[P] Detection of Safe Landing Location from Terrain Images
The purpose of this project is to devise a vision system that will return the safest area for an autonomous rocket powered lander to land given a terrain image.
I started working on this project a while ago, gave up, and am hoping to restart it soon. However, I think that the approach I’ve taken previously is suboptimal.
Current Work: https://github.com/GerardMaggiolino/SEDS-Aquarius-Vision
Some promising (not garbage) results on test data.
I felt that semantic segmentation was overly expressive; pixel-wise labelling is not necessary, since I only need to find a large, contiguous region that is safe. Additionally, I am creating my own data set, and wanted to find a way to solve this problem without requiring an extensive amount of time labelling, or creating labels that would need to be very, very precise. I settled on something like sliding-window, with ordinal classification over each region. The paper used for ordinal classification reference is in the repo.
I’m classifying individual patches of an image as safe or not safe – this would ideally be a regression problem, but I don’t have the ability to be that precise in my labelling. Binary classification would be poor, as there’s many images right on the boundary. A comprise is ordinal classification, where penalization for a “5” of safeness when the true label is “1” is much greater than a penalization for a “2” on the same image. I’m manually labelling terrain images between 1 and 5. I wrote a short script that allows me to label about six images per minute.
With a small network using strided depth-wise convolutions and only 411 greyscaled images without using augmentation, I achieved some promising results. Random classification would achieve a 52% accuracy of within at least 1 category correct (E.G. an output of 2 for a label of 1 is correct), and I achieved 96% with a few minutes of training. I’m hoping this would improve as I increase data set size, and I could perform augmentation to * 8 that with rotations and horizontal flips.
The problem: Classifying over a 1500 x 1500 image (about 2 megapixels) takes around 0.2 seconds on my 6 core MacBook Pro. The lander will likely have less computational power, and it needs to be near real time. This is with NO sliding-window overlap, meaning potential good regions could be excluded if they’re on boundaries.
I’m not sure. I’m unaware of what architectures are common for problems like this. At the end of the day, I want to return a single, precise location for where to land.
I’m thinking of two approaches: First, a YOLO-eqsue model, where safe regions are labelled in bounding boxes. Problem – safe regions are hardly ever in perfect rectangles. Second, a semantic segmentation model with limited / no upsampling, from which the center of the largest inscribed circle in the polygons corresponding to safe regions could be returned. Problem – speed might still be a concern, and labelling would be more challenging.

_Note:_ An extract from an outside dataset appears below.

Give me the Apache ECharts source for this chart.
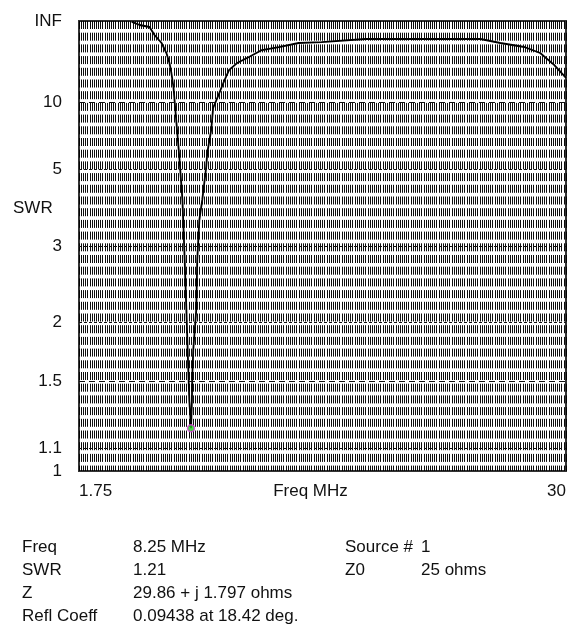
<!DOCTYPE html>
<html>
<head>
<meta charset="utf-8">
<script src="https://cdn.jsdelivr.net/npm/echarts@6/dist/echarts.min.js"></script>
<style>
  html, body { margin: 0; padding: 0; background: #fff; }
  #chart { width: 569px; height: 635px; }
</style>
</head>
<body>
<div id="chart"></div>
<script>
// SWR sweep, Z0 = 25 ohms
var freqMHz = [4.81, 5.27, 5.84, 6.13, 6.54, 6.82, 7.00, 7.11, 7.23, 7.34, 7.57, 7.75, 7.86, 7.98, 8.09, 8.15, 8.25,
  8.30, 8.32, 8.38, 8.55, 8.61, 8.73, 8.90, 9.13, 9.19, 9.42, 9.53, 9.82, 10.17, 10.46, 10.92, 11.61, 12.36, 13.34,
  14.49, 15.82, 18.35, 25.04, 26.19, 27.58, 28.50, 29.31, 30.0];
var swr = [999, 224, 149, 63.3, 39.9, 27.1, 20.4, 16.3, 12.6, 9.11, 5.62, 4.03, 2.93, 2.11, 1.58, 1.37, 1.21,
  1.37, 1.53, 1.74, 2.11, 2.77, 3.52, 4.03, 5.17, 5.82, 7.26, 9.35, 11.0, 14.0, 17.4, 20.4, 24.0, 30.0, 33.6,
  39.9, 41.8, 49, 49, 39.9, 33.6, 27.1, 19.5, 14.8];

// cursor point
var cursorFreq = 8.25;
var cursorSwr = 1.21;

// SWR tick labels (INF = top of scale)
var swrTicks = ['INF', 10, 5, 3, 2, 1.5, 1.1, 1];
var dashedTicks = [10, 1.5];

var xMin = 1.75, xMax = 30;

var info = [
  ['Freq', '8.25 MHz', 'Source #', '1'],
  ['SWR', '1.21', 'Z0', '25 ohms'],
  ['Z', '29.86 + j 1.797 ohms', '', ''],
  ['Refl Coeff', '0.09438 at 18.42 deg.', '', '']
];

// plot on reflection coefficient scale
function rho(s) {
  if (s === 'INF') return 1;
  return (s - 1) / (s + 1);
}

var FONT = 'Liberation Sans';
var FS = 17;

var lineData = freqMHz.map(function (f, i) { return [f, rho(swr[i])]; });

var markData = swrTicks.map(function (t) {
  var edge = (t === 'INF' || t === 1);
  var dashed = dashedTicks.indexOf(t) >= 0;
  return {
    yAxis: rho(t),
    label: { formatter: String(t) },
    lineStyle: {
      color: edge ? 'transparent' : '#111',
      type: dashed ? [6, 4] : [3, 2],
      width: 1
    }
  };
});

var graphics = [{
  type: 'text', left: 13, top: 200,
  style: { text: 'SWR', font: FS + 'px "' + FONT + '"', fill: '#111' }
}];
var colX = [22, 133, 345, 421];
info.forEach(function (row, r) {
  row.forEach(function (txt, c) {
    if (!txt) return;
    graphics.push({
      type: 'text', left: colX[c], top: 539 + r * 23,
      style: { text: txt, font: FS + 'px "' + FONT + '"', fill: '#111' }
    });
  });
});

var myChart = echarts.init(document.getElementById('chart'));

option = {
  animation: false,
  backgroundColor: '#fff',
  grid: {
    left: 79, top: 21, right: 0, bottom: 164,
    show: true, borderColor: '#333', borderWidth: 2
  },
  xAxis: {
    type: 'value', min: xMin, max: xMax, interval: 0.125,
    name: 'Freq MHz', nameLocation: 'middle', nameGap: 12,
    nameMoveOverlap: false,
    nameTextStyle: { fontFamily: FONT, fontSize: FS, color: '#111', padding: [0, 24, 0, 0], verticalAlign: 'top' },
    axisLine: { show: false },
    axisTick: { show: false },
    axisLabel: {
      margin: 12, fontFamily: FONT, fontSize: FS, color: '#111',
      alignMinLabel: 'left', alignMaxLabel: 'right',
      formatter: function (v) {
        if (Math.abs(v - xMin) < 1e-6) return '1.75';
        if (Math.abs(v - xMax) < 1e-6) return '30';
        return '';
      }
    },
    splitLine: { show: true, lineStyle: { color: '#000', width: 1, type: [8, 3.7], opacity: 0.95 } }
  },
  yAxis: {
    type: 'value', min: 0, max: 1,
    axisLine: { show: false }, axisTick: { show: false },
    axisLabel: { show: false }, splitLine: { show: false }
  },
  graphic: graphics,
  series: [{
    type: 'line',
    data: lineData,
    symbol: 'none',
    lineStyle: { color: '#000', width: 1.8 },
    markLine: {
      silent: true,
      symbol: 'none',
      label: {
        position: 'start', distance: 17,
        fontFamily: FONT, fontSize: FS, color: '#111'
      },
      data: markData
    },
    z: 3
  }, {
    type: 'scatter',
    data: [[cursorFreq, rho(cursorSwr)]],
    symbol: 'circle', symbolSize: 7,
    itemStyle: { color: '#22cc22', borderColor: '#e040e0', borderWidth: 1.5 },
    z: 4
  }]
};

myChart.setOption(option);
</script>
</body>
</html>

In both of the above, labelling would be more time consuming and difficult, potentially resulting in lower quality models. Additionally, I’m under the impression that the amount of data necessary to train a good patch detector (1 – 5 ordinal regression) is far less than that to train SSDs or FCNs.
Any advice would be greatly appreciated! Sorry for the long post, and thank you so much if you’ve made it this far.